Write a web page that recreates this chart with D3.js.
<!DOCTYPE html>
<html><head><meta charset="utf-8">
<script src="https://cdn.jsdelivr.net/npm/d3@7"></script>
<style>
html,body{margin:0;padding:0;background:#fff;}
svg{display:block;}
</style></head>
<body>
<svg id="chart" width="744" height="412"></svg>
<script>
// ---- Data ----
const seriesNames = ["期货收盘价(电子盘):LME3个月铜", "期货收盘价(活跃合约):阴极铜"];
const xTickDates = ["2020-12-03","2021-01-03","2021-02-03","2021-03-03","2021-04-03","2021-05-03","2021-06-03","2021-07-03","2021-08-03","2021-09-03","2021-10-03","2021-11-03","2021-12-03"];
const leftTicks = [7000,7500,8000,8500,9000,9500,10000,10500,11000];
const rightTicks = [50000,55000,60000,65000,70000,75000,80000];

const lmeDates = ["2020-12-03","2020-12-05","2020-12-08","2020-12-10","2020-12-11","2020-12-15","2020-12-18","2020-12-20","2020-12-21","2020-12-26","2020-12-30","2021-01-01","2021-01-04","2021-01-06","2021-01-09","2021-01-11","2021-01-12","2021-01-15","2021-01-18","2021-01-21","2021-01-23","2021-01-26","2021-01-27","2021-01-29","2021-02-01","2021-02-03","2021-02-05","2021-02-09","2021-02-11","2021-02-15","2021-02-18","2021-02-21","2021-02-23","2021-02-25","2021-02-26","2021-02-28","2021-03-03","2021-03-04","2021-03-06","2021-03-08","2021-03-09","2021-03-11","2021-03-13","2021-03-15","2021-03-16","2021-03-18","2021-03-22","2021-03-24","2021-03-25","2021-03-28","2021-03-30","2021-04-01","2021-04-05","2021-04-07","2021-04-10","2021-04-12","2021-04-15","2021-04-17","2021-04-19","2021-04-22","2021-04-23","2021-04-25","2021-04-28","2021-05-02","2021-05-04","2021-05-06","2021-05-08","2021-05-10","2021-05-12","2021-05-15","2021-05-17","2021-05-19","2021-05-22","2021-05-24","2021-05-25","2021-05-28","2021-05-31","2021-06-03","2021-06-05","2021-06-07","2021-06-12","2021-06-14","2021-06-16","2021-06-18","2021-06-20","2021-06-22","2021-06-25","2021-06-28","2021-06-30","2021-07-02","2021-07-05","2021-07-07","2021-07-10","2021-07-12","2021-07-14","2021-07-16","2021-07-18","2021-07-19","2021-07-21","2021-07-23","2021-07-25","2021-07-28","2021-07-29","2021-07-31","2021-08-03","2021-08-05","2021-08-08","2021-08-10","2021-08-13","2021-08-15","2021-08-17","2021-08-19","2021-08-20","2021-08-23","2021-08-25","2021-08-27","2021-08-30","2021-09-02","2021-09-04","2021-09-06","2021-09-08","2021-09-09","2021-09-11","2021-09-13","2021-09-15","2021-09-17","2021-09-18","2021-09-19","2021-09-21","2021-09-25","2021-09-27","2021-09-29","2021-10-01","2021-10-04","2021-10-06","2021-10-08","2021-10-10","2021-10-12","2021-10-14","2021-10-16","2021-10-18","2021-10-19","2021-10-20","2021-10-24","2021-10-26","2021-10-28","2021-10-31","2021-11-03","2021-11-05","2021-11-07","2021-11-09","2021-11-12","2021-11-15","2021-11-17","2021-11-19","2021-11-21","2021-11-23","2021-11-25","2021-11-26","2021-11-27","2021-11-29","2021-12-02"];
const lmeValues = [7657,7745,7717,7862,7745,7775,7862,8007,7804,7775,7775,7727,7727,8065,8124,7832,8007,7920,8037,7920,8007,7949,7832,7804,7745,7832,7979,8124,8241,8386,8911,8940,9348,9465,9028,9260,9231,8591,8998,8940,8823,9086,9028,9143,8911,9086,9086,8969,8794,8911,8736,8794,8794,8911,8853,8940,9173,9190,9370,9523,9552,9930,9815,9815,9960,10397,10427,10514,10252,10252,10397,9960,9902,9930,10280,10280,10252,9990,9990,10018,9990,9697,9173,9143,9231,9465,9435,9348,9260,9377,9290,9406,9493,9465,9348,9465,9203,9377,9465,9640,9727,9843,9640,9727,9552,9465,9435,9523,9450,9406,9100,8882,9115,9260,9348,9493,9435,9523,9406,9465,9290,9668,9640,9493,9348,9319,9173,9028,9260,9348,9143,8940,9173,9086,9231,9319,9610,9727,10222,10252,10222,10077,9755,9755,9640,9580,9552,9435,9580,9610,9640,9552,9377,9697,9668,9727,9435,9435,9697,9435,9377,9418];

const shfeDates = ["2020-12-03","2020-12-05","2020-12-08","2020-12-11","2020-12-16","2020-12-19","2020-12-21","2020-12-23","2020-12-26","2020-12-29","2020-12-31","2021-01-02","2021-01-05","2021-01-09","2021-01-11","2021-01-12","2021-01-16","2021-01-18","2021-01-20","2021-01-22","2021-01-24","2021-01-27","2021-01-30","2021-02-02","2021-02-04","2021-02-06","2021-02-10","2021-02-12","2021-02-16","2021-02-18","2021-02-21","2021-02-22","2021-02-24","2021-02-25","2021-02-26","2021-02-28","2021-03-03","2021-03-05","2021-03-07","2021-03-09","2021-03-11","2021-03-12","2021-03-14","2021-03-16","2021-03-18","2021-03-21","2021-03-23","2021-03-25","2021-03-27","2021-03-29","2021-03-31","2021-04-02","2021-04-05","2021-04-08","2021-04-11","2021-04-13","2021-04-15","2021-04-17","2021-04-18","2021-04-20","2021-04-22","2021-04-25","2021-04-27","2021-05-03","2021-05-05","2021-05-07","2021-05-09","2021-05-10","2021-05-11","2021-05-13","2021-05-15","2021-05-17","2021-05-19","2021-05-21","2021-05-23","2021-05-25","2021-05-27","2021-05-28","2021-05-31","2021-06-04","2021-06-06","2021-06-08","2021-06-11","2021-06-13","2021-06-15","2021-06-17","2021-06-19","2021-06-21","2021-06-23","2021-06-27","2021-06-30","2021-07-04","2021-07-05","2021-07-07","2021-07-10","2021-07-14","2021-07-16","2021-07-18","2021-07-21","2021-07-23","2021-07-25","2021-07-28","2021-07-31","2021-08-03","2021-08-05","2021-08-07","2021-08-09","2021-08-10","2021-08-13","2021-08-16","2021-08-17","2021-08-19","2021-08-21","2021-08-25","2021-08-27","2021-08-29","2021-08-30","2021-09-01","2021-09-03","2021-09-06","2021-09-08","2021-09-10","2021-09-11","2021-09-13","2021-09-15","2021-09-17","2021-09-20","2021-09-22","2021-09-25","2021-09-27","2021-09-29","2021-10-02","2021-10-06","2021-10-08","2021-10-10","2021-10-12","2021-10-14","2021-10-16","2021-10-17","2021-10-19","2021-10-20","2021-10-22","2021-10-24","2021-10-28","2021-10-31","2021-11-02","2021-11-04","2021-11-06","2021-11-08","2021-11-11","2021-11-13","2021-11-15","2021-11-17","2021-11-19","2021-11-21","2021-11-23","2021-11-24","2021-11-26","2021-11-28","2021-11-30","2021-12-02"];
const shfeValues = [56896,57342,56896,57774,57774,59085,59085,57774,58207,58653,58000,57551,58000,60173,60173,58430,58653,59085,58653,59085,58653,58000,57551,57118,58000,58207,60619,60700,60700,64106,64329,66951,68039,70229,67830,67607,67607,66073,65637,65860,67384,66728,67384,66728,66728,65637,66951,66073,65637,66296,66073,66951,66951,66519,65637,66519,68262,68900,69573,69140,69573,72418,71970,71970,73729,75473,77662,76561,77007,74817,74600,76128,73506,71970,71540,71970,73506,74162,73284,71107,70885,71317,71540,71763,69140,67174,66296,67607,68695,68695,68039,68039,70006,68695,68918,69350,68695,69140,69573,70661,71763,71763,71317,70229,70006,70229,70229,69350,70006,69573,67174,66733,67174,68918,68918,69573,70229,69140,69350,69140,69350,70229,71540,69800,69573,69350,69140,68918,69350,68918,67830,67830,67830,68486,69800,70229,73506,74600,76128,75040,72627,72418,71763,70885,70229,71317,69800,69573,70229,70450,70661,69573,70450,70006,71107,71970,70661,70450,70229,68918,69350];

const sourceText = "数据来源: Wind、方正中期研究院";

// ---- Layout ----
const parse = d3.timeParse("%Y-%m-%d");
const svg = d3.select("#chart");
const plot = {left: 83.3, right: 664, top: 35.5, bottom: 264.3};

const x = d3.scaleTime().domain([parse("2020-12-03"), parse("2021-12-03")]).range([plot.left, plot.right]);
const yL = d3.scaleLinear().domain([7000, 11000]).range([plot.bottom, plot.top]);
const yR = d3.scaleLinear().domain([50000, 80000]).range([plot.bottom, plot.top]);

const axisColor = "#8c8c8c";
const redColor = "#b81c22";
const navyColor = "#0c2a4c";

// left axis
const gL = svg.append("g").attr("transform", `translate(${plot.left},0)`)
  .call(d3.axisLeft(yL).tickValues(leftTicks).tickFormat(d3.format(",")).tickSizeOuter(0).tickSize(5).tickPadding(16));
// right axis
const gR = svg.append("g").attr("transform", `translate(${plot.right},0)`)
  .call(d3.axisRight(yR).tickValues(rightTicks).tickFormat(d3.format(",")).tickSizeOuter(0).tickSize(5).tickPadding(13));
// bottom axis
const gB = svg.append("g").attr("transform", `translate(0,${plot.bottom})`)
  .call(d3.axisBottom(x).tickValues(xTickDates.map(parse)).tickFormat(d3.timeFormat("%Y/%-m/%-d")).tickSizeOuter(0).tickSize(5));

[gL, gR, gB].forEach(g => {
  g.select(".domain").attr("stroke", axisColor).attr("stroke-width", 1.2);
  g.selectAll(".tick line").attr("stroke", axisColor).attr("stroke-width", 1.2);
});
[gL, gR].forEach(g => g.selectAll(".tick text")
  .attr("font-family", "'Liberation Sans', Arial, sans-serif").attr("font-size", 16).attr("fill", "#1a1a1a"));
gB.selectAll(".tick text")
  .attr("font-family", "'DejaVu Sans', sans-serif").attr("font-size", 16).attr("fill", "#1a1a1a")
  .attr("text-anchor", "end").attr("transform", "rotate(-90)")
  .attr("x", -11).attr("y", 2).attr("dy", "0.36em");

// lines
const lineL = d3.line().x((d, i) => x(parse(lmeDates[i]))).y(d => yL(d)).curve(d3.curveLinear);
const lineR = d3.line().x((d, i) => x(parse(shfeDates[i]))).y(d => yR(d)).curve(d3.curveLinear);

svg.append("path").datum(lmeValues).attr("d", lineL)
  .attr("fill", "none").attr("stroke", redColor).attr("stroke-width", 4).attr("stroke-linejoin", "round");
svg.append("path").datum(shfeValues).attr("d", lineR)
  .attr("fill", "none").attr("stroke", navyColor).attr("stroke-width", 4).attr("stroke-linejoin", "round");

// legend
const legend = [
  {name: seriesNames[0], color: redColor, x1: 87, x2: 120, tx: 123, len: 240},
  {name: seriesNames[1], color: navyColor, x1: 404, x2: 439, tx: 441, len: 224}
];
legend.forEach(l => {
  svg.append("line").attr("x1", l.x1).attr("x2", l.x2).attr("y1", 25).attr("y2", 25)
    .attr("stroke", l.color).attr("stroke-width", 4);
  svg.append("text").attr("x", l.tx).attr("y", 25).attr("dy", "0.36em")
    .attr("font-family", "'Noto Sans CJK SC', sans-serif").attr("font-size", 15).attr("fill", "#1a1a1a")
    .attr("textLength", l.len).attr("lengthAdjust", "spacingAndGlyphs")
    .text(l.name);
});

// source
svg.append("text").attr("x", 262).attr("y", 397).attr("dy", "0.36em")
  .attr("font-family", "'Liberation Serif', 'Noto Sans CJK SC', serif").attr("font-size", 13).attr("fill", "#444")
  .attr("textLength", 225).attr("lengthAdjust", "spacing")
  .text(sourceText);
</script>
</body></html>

* * *

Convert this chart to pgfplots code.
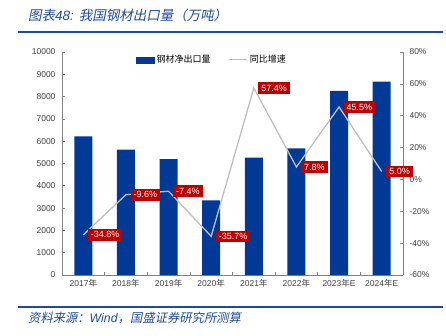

Prompt
Nothing beyond the lines starting at the line containing "Write a web" and ending at the line containing "const rightTicks = [50000,55000,60000,65000,70000,75000,80000];" is to be reproduced; reproduce those lines exactly, both ends included.

Output for this task
Write a web page that recreates this chart with D3.js.
<!DOCTYPE html>
<html><head><meta charset="utf-8">
<script src="https://cdn.jsdelivr.net/npm/d3@7"></script>
<style>
html,body{margin:0;padding:0;background:#fff;}
svg{display:block;}
</style></head>
<body>
<svg id="chart" width="744" height="412"></svg>
<script>
// ---- Data ----
const seriesNames = ["期货收盘价(电子盘):LME3个月铜", "期货收盘价(活跃合约):阴极铜"];
const xTickDates = ["2020-12-03","2021-01-03","2021-02-03","2021-03-03","2021-04-03","2021-05-03","2021-06-03","2021-07-03","2021-08-03","2021-09-03","2021-10-03","2021-11-03","2021-12-03"];
const leftTicks = [7000,7500,8000,8500,9000,9500,10000,10500,11000];
const rightTicks = [50000,55000,60000,65000,70000,75000,80000];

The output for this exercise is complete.